Posted to user@tika.apache.org by reinhard schwab <re...@aon.at> on 2010/09/30 14:24:20 UTC

encoding detected by HtmlParser

how is tika reasoning about the encodings in html files?
im asking because i have to parse files which have wrong encodings in
the html header.

example:
http://www.brz.gv.at/Portal.Node/brz/public/content/aktuelles/pressemeldungen/41263.html

<meta http-equiv="content-type" content="application/xhtml+xml;
charset=iso-8859-1" />

in real, the encoding is UTF-8.
this is also the encoding provided by the http response header.

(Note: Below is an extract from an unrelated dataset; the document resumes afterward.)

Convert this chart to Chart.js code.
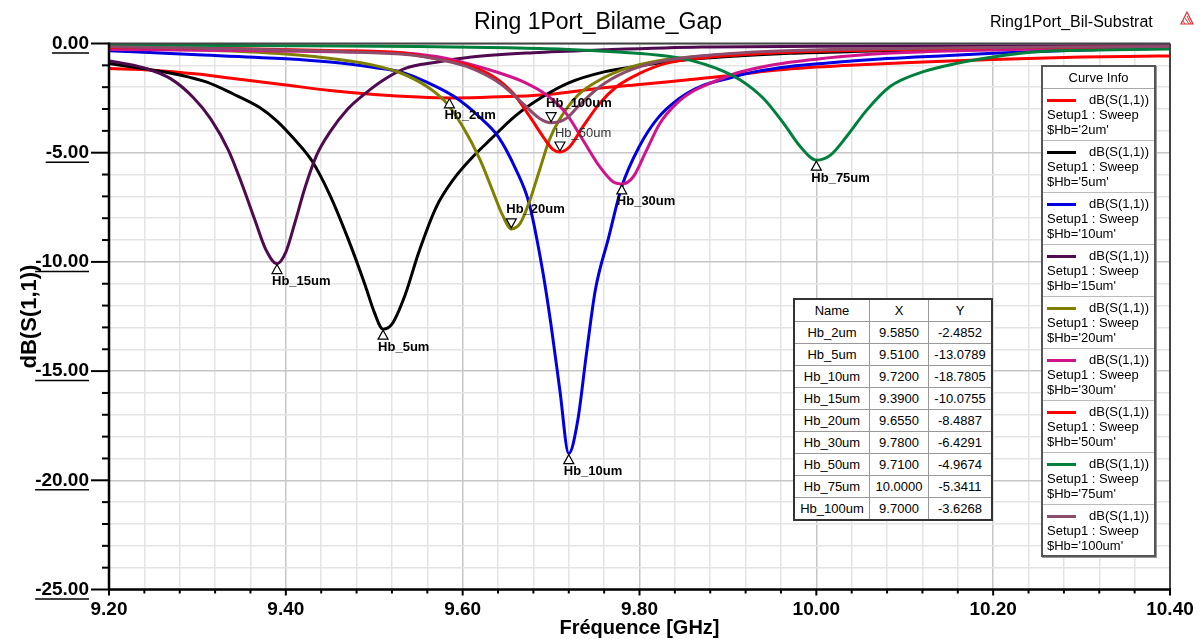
<!DOCTYPE html>
<html><head><meta charset="utf-8">
<script src="https://cdn.jsdelivr.net/npm/chart.js@4.4.0/dist/chart.umd.min.js"></script>
<style>
html,body{margin:0;padding:0;background:#fff;}
#wrap{position:relative;width:1203px;height:639px;overflow:hidden;font-family:"Liberation Sans",Arial,sans-serif;color:#000;}
#c{position:absolute;left:0;top:0;}
#title{position:absolute;left:0;width:1196px;top:8px;text-align:center;font-size:23px;line-height:27px;}
#sub{position:absolute;left:990px;top:13px;font-size:16px;line-height:18px;}
#logo{position:absolute;left:1180px;top:11px;}
#legend{position:absolute;left:1041px;top:65px;width:115px;height:492px;box-sizing:border-box;border:2px solid #555;background:#fff;font-size:13px;box-shadow:1px 1px 0 #999;}
#legend .hd{height:21px;line-height:21px;text-align:center;border-bottom:1px solid #aaa;}
#legend .en{position:relative;height:51px;border-bottom:1px solid #bbb;box-sizing:content-box;}
#legend .en:last-child{border-bottom:none;}
#legend .ln{position:absolute;left:4px;top:10px;width:29px;height:3px;}
#legend .t1{position:absolute;right:5px;top:3px;line-height:16px;}
#legend .t2{position:absolute;left:4px;top:18px;line-height:16px;white-space:nowrap;}
#legend .t3{position:absolute;left:4px;top:33px;line-height:16px;white-space:nowrap;}
#tbl{position:absolute;left:793px;top:298px;border-collapse:collapse;background:#fff;font-size:13px;border:2px solid #333;}
#tbl td{border:1px solid #999;height:21px;padding:0;text-align:center;line-height:20px;}
</style></head>
<body>
<div id="wrap">
<canvas id="c" width="1203" height="639"></canvas>
<div id="title">Ring 1Port_Bilame_Gap</div>
<div id="sub">Ring1Port_Bil-Substrat</div>
<svg id="logo" width="14" height="14" viewBox="0 0 14 14"><polygon points="7,1 13,13 1,13" fill="none" stroke="#d33" stroke-width="1.2"/><line x1="5" y1="7" x2="9" y2="13" stroke="#d33"/><line x1="7" y1="5" x2="11" y2="13" stroke="#d33"/><line x1="3" y1="10" x2="5" y2="13" stroke="#d33"/></svg>
<div id="legend"></div>
<table id="tbl"></table>
</div>
<script>
// ---------------- DATA ----------------
const hbValues = ['2um','5um','10um','15um','20um','30um','50um','75um','100um'];

const freq2 = [9.20,9.25,9.30,9.35,9.40,9.45,9.50,9.55,9.585,9.62,9.66,9.70,9.75,9.80,9.85,9.90,9.95,10.00,10.05,10.10,10.15,10.20,10.25,10.30,10.35,10.40];
const db2   = [-1.14,-1.22,-1.40,-1.65,-1.90,-2.15,-2.33,-2.45,-2.49,-2.47,-2.42,-2.32,-2.07,-1.88,-1.68,-1.48,-1.24,-1.08,-0.97,-0.88,-0.80,-0.73,-0.67,-0.62,-0.59,-0.57];

const freq5 = [9.20,9.24,9.28,9.31,9.34,9.37,9.39,9.41,9.43,9.45,9.47,9.49,9.50,9.51,9.52,9.535,9.55,9.57,9.59,9.61,9.63,9.66,9.69,9.72,9.76,9.80,9.85,9.90,9.97,10.05,10.15,10.25,10.40];
const db5   = [-0.91,-1.16,-1.44,-1.76,-2.30,-2.92,-3.55,-4.40,-5.40,-6.95,-8.90,-11.1,-12.3,-13.08,-12.85,-11.5,-9.6,-7.5,-6.2,-5.25,-4.45,-3.30,-2.45,-1.80,-1.30,-1.02,-0.76,-0.60,-0.45,-0.36,-0.28,-0.22,-0.17];

const freq10 = [9.20,9.30,9.40,9.45,9.50,9.53,9.56,9.59,9.62,9.64,9.66,9.675,9.69,9.70,9.71,9.72,9.73,9.74,9.75,9.765,9.78,9.80,9.82,9.845,9.87,9.90,9.93,9.97,10.01,10.08,10.15,10.20,10.25,10.32,10.40];
const db10   = [-0.33,-0.52,-0.70,-0.85,-1.10,-1.30,-1.78,-2.42,-3.40,-4.25,-5.75,-7.30,-10.3,-12.9,-15.9,-18.78,-17.3,-14.2,-11.3,-8.9,-6.55,-4.70,-3.45,-2.52,-1.95,-1.60,-1.30,-1.05,-0.90,-0.69,-0.55,-0.45,-0.37,-0.28,-0.22];

const freq15 = [9.20,9.24,9.27,9.295,9.315,9.335,9.35,9.365,9.377,9.39,9.40,9.41,9.422,9.435,9.45,9.47,9.49,9.51,9.535,9.57,9.61,9.68,9.76,9.87,10.00,10.15,10.40];
const db15   = [-0.79,-1.12,-1.62,-2.46,-3.45,-4.88,-6.40,-8.08,-9.40,-10.08,-9.55,-8.24,-6.56,-5.10,-4.05,-3.00,-2.28,-1.68,-1.14,-0.86,-0.62,-0.42,-0.29,-0.16,-0.13,-0.11,-0.10];

const freq20 = [9.20,9.30,9.35,9.40,9.46,9.50,9.53,9.56,9.58,9.60,9.62,9.635,9.645,9.655,9.665,9.675,9.687,9.698,9.71,9.73,9.755,9.785,9.82,9.87,9.95,10.05,10.20,10.40];
const db20   = [-0.22,-0.30,-0.37,-0.48,-0.73,-1.00,-1.35,-1.98,-2.65,-3.80,-5.35,-6.86,-7.85,-8.49,-8.24,-7.30,-5.79,-4.42,-3.45,-2.38,-1.67,-1.14,-0.80,-0.58,-0.40,-0.30,-0.22,-0.17];

const freq30 = [9.20,9.35,9.45,9.53,9.57,9.605,9.64,9.67,9.695,9.717,9.736,9.755,9.77,9.78,9.793,9.808,9.823,9.842,9.86,9.88,9.91,9.95,10.01,10.08,10.16,10.25,10.40];
const db30   = [-0.27,-0.32,-0.38,-0.42,-0.60,-0.91,-1.33,-1.78,-2.36,-3.20,-4.42,-5.64,-6.33,-6.43,-6.10,-4.88,-3.66,-2.74,-2.20,-1.82,-1.35,-0.98,-0.67,-0.45,-0.33,-0.25,-0.18];

const freq50 = [9.20,9.35,9.45,9.53,9.567,9.605,9.635,9.657,9.676,9.691,9.702,9.71,9.721,9.736,9.755,9.774,9.80,9.83,9.87,9.93,10.00,10.10,10.20,10.40];
const db50   = [-0.18,-0.24,-0.32,-0.42,-0.68,-0.98,-1.52,-2.28,-3.35,-4.27,-4.85,-4.97,-4.73,-3.81,-2.74,-1.98,-1.37,-0.91,-0.66,-0.48,-0.36,-0.26,-0.20,-0.15];

const freq75 = [9.20,9.40,9.55,9.65,9.72,9.78,9.83,9.857,9.887,9.914,9.94,9.963,9.982,10.00,10.016,10.034,10.057,10.083,10.121,10.159,10.215,10.25,10.32,10.40];
const db75   = [-0.07,-0.10,-0.14,-0.20,-0.27,-0.40,-0.57,-0.76,-1.14,-1.67,-2.51,-3.66,-4.73,-5.34,-5.11,-4.27,-3.05,-1.98,-1.29,-0.91,-0.53,-0.38,-0.30,-0.25];

const freq100 = [9.20,9.35,9.45,9.529,9.567,9.605,9.642,9.668,9.687,9.70,9.717,9.732,9.755,9.785,9.823,9.868,9.95,10.05,10.20,10.40];
const db100   = [-0.15,-0.25,-0.36,-0.48,-0.68,-1.06,-1.82,-2.74,-3.43,-3.63,-3.43,-2.82,-1.98,-1.29,-0.83,-0.57,-0.35,-0.25,-0.18,-0.14];

const markerNames = ['Hb_2um','Hb_5um','Hb_10um','Hb_15um','Hb_20um','Hb_30um','Hb_50um','Hb_75um','Hb_100um'];
const markerX = [9.585, 9.51, 9.72, 9.39, 9.655, 9.78, 9.71, 10.0, 9.70];
const markerY = [-2.4852, -13.0789, -18.7805, -10.0755, -8.4887, -6.4291, -4.9674, -5.3411, -3.6268];

const xMin = 9.2, xMax = 10.4, xStep = 0.04;
const yMin = -25, yMax = 0;

// ---------------- STYLES ----------------
const colors = ['#FF0000','#000000','#0000E0','#500A50','#808000','#D0148C','#FF0000','#00803C','#8C4C6C'];
const downMarkers = ['Hb_20um','Hb_50um','Hb_100um'];
const lightLabels = ['Hb_50um'];
const FONT = '"Liberation Sans", Arial, sans-serif';

const seriesF = [freq2,freq5,freq10,freq15,freq20,freq30,freq50,freq75,freq100];
const seriesY = [db2,db5,db10,db15,db20,db30,db50,db75,db100];

const datasets = hbValues.map((hb,i)=>({
  label: "dB(S(1,1)) $Hb='"+hb+"'",
  data: seriesF[i].map((f,k)=>({x:f, y:seriesY[i][k]})),
  borderColor: colors[i],
  borderWidth: 3,
  pointRadius: 0,
  fill: false,
  cubicInterpolationMode: 'monotone',
  order: hbValues.length - i
}));

// legend HTML
const leg = document.getElementById('legend');
let lh = '<div class="hd">Curve Info</div>';
hbValues.forEach((hb,i)=>{
  lh += '<div class="en"><div class="ln" style="background:'+colors[i]+'"></div>'+
        '<div class="t1">dB(S(1,1))</div><div class="t2">Setup1 : Sweep</div>'+
        '<div class="t3">$Hb=\''+hb+'\'</div></div>';
});
leg.innerHTML = lh;

// table HTML
const tbl = document.getElementById('tbl');
let th = '<tr><td style="width:74px">Name</td><td style="width:58px">X</td><td style="width:62px">Y</td></tr>';
markerNames.forEach((n,i)=>{
  th += '<tr><td>'+n+'</td><td>'+markerX[i].toFixed(4)+'</td><td>'+markerY[i].toFixed(4)+'</td></tr>';
});
tbl.innerHTML = th;

const isMajorX = v => Math.abs(v*5 - Math.round(v*5)) < 1e-6;
const isMajorY = v => Math.abs(v/5 - Math.round(v/5)) < 1e-6;

const decoPlugin = {
  id: 'deco',
  afterDatasetsDraw(chart){
    const {ctx, scales:{x,y}} = chart;
    ctx.save();
    markerNames.forEach((n,i)=>{
      const px = x.getPixelForValue(markerX[i]);
      const py = y.getPixelForValue(markerY[i]);
      const down = downMarkers.includes(n);
      ctx.beginPath();
      if (down){ ctx.moveTo(px,py-1); ctx.lineTo(px-5,py-10); ctx.lineTo(px+5,py-10); }
      else { ctx.moveTo(px,py+1); ctx.lineTo(px-5,py+10); ctx.lineTo(px+5,py+10); }
      ctx.closePath();
      ctx.fillStyle='#fff'; ctx.fill();
      ctx.strokeStyle='#000'; ctx.lineWidth=1.2; ctx.stroke();
      ctx.fillStyle = lightLabels.includes(n) ? '#333' : '#000';
      ctx.font = (lightLabels.includes(n)?'':'bold ')+'13px '+FONT;
      ctx.textAlign='left'; ctx.textBaseline='middle';
      ctx.fillText(n, px-5, down ? py-19 : py+18);
    });
    ctx.restore();
  },
  afterDraw(chart){
    const {ctx, chartArea:a, scales:{x,y}} = chart;
    ctx.save();
    const line=(x1,y1,x2,y2)=>{ctx.beginPath();ctx.moveTo(x1,y1);ctx.lineTo(x2,y2);ctx.stroke();};
    ctx.strokeStyle='#444'; ctx.lineWidth=2;
    line(a.left,a.top,a.right,a.top); line(a.right,a.top,a.right,a.bottom);
    ctx.strokeStyle='#000'; ctx.lineWidth=2.5;
    line(a.left,a.top-1,a.left,a.bottom+1); line(a.left,a.bottom,a.right+1,a.bottom);
    ctx.lineWidth=2;
    y.ticks.forEach(t=>{
      const py=y.getPixelForValue(t.value);
      const len=isMajorY(t.value)?18:7;
      line(a.left-len,py,a.left,py);
    });
    x.ticks.forEach(t=>{
      const px=x.getPixelForValue(t.value);
      const len=isMajorX(t.value)?6:4;
      line(px,a.bottom,px,a.bottom+len);
    });
    // underline y tick labels
    ctx.font='bold 19px '+FONT;
    ctx.lineWidth=1.5;
    const xr = a.left - 20;
    y.ticks.forEach(t=>{
      if(!isMajorY(t.value)) return;
      const s = (Math.abs(t.value)<1e-9?0:t.value).toFixed(2);
      const w = ctx.measureText(s).width;
      const py=y.getPixelForValue(t.value)+9.5;
      line(xr-w,py,xr,py);
    });
    ctx.restore();
  }
};

new Chart(document.getElementById('c'), {
  type: 'line',
  data: { datasets },
  options: {
    responsive: false,
    animation: false,
    devicePixelRatio: 1,
    layout: { padding: { left: 0, right: 33, top: 43.5, bottom: 0 } },
    plugins: { legend: { display: false }, tooltip: { enabled: false }, title: { display: false } },
    scales: {
      x: {
        type: 'linear', min: xMin, max: xMax,
        afterBuildTicks: s => {
          const n = Math.round((xMax-xMin)/xStep);
          const arr=[]; for(let i=0;i<=n;i++) arr.push({value: +(xMin + i*xStep).toFixed(4)});
          s.ticks = arr;
        },
        afterFit: s => { s.height = 49.5; },
        grid: { drawTicks: false, color: c => (c.tick && isMajorX(c.tick.value)) ? '#C6C6C6' : '#E4E4E4', lineWidth: 1.5 },
        border: { display: false },
        ticks: { autoSkip: false, maxRotation: 0, padding: 9, color: '#000',
          font: { family: FONT, size: 19, weight: 'bold' },
          callback: v => isMajorX(v) ? v.toFixed(2) : '' },
        title: { display: true, text: 'Fréquence [GHz]', color: '#000',
          font: { family: FONT, size: 20, weight: 'bold', lineHeight: 1 }, padding: { top: 0, bottom: 1 } }
      },
      y: {
        type: 'linear', min: yMin, max: yMax,
        afterBuildTicks: s => {
          const arr=[]; for(let v=yMin; v<=yMax; v++) arr.push({value: v});
          s.ticks = arr;
        },
        afterFit: s => { s.width = 109; },
        grid: { drawTicks: false, color: c => (c.tick && isMajorY(c.tick.value)) ? '#C6C6C6' : '#E4E4E4', lineWidth: 1.5 },
        border: { display: false },
        ticks: { autoSkip: false, padding: 20, color: '#000',
          font: { family: FONT, size: 19, weight: 'bold' },
          callback: v => isMajorY(v) ? (Math.abs(v)<1e-9?0:v).toFixed(2) : '' },
        title: { display: true, text: 'dB(S(1,1))', color: '#000',
          font: { family: FONT, size: 22, weight: 'bold', lineHeight: 1 }, padding: { top: 19, bottom: 0 } }
      }
    }
  },
  plugins: [decoPlugin]
});
</script>
</body></html>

looking at the code in HtmlParser,
the method
private String getEncoding(InputStream stream, Metadata metadata)
tries to identify the encoding by checking the meta tags.
if it finds an encoding there, it returns this encoding.

i set the content type and also the content encoding in tika metadata to
bias the HtmlParser, but this seems to be ignored first.
it is only used later, when no encoding is found in meta tags.

so how will tika in future handle such situations when
a/ the encoding in meta tag is wrong
b/ the encoding in http response header is ok and different from the one
in meta tag

regards
reinhard






Re: encoding detected by HtmlParser

Posted by reinhard schwab <re...@aon.at>.
i have modified the getEncoding method in HtmlParser.
it checks first for charset in meta tags.
if no incomingCharset is provided, this charset will be returned
if an incomingCharset is provided, it is compared to the charset found
in meta tags.
if they are equal, this charset will be returned.
if they are not equal, the detection will be used.
i can open an issue and contribute a patch.

regards
reinhard


reinhard schwab schrieb:
> how is tika reasoning about the encodings in html files?
> im asking because i have to parse files which have wrong encodings in
> the html header.
>
> example:
> http://www.brz.gv.at/Portal.Node/brz/public/content/aktuelles/pressemeldungen/41263.html
>
> <meta http-equiv="content-type" content="application/xhtml+xml;
> charset=iso-8859-1" />
>
> in real, the encoding is UTF-8.
> this is also the encoding provided by the http response header.
>
> looking at the code in HtmlParser,
> the method
> private String getEncoding(InputStream stream, Metadata metadata)
> tries to identify the encoding by checking the meta tags.
> if it finds an encoding there, it returns this encoding.
>
> i set the content type and also the content encoding in tika metadata to
> bias the HtmlParser, but this seems to be ignored first.
> it is only used later, when no encoding is found in meta tags.
>
> so how will tika in future handle such situations when
> a/ the encoding in meta tag is wrong
> b/ the encoding in http response header is ok and different from the one
> in meta tag
>
> regards
> reinhard
>
>
>
>
>
>
>